Wednesday, August 03, 2005


President Bush commented yesterday that 'Intelligent Design' should be taught in schools as a competing theory to Darwinian evolution.

Predictably, the faux sophisticates expressed shock:
These comments drew sharp criticism yesterday from opponents of the theory, who said there is no scientific evidence to support it and no educational basis for teaching it.

Much of the scientific establishment says that intelligent design is not a tested scientific theory but a cleverly marketed effort to introduce religious -- especially Christian -- thinking to students. Opponents say that church groups and other interest groups are pursuing political channels instead of first building support through traditional scientific review.

Those on the 'blogosphere' were outraged as well.

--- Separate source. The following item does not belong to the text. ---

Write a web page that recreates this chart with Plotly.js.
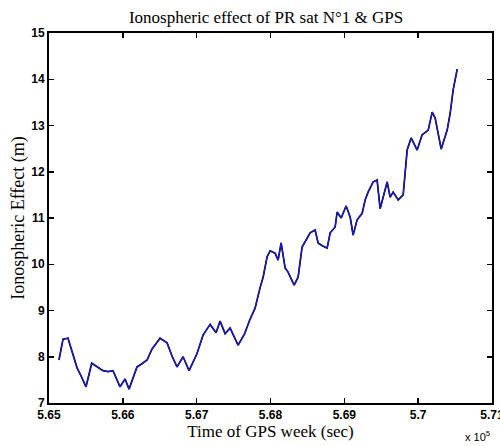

There has been these much fuss and bluster in some time. I'm glad to see it.


Chuck Anziulewicz said...

So now Bush has thrown in with those who think that "intelligent design" should be taught alongside evolution in the nation's schools. OK. But why stop there?
While the science teacher is at it, he might make the study of astronomy more poetic by including the theory that the sun is not a frighteningly impersonal thermonuclear furnace but actually the flaming chariot of Phoebus Apollo streaking across the sky.
Or he might calm the students' fears of being adrift in a soulless universe by casting aside all this Copernican nonsense and admitting that, as any fool can see just by looking up, the Earth stands still and the sun, moon and stars revolve around us, er, it.
And in civics class, why limit students to an understanding of representative democracy, checks and balances and the rule of law? What about equal time for fascism? It's clearly a less complicated, more efficient system of government, one that dispenses with such bothersome notions as elections, free speech and minority rights.
History? Make sure all those open-minded students hear that we never landed on the moon, President Kennedy was killed by the CIA and the Nazis couldn't possibly have killed 6 million Jews.
All in the name of "critical thinking."

Anonymous said...


Nothing of what you said above proves that intelligent design is not credible. If evolution is correct and true, it should have nothing to fear from scrutiny. What's interesting about all of this is that years after the Scopes trial, the scenario has been reversed and now it is the faith of Darwinists which is being challenged and the Darwinists and their laity can't stand it. Again, if evolution is trully and wholly scientific, it will not fear scrutiny.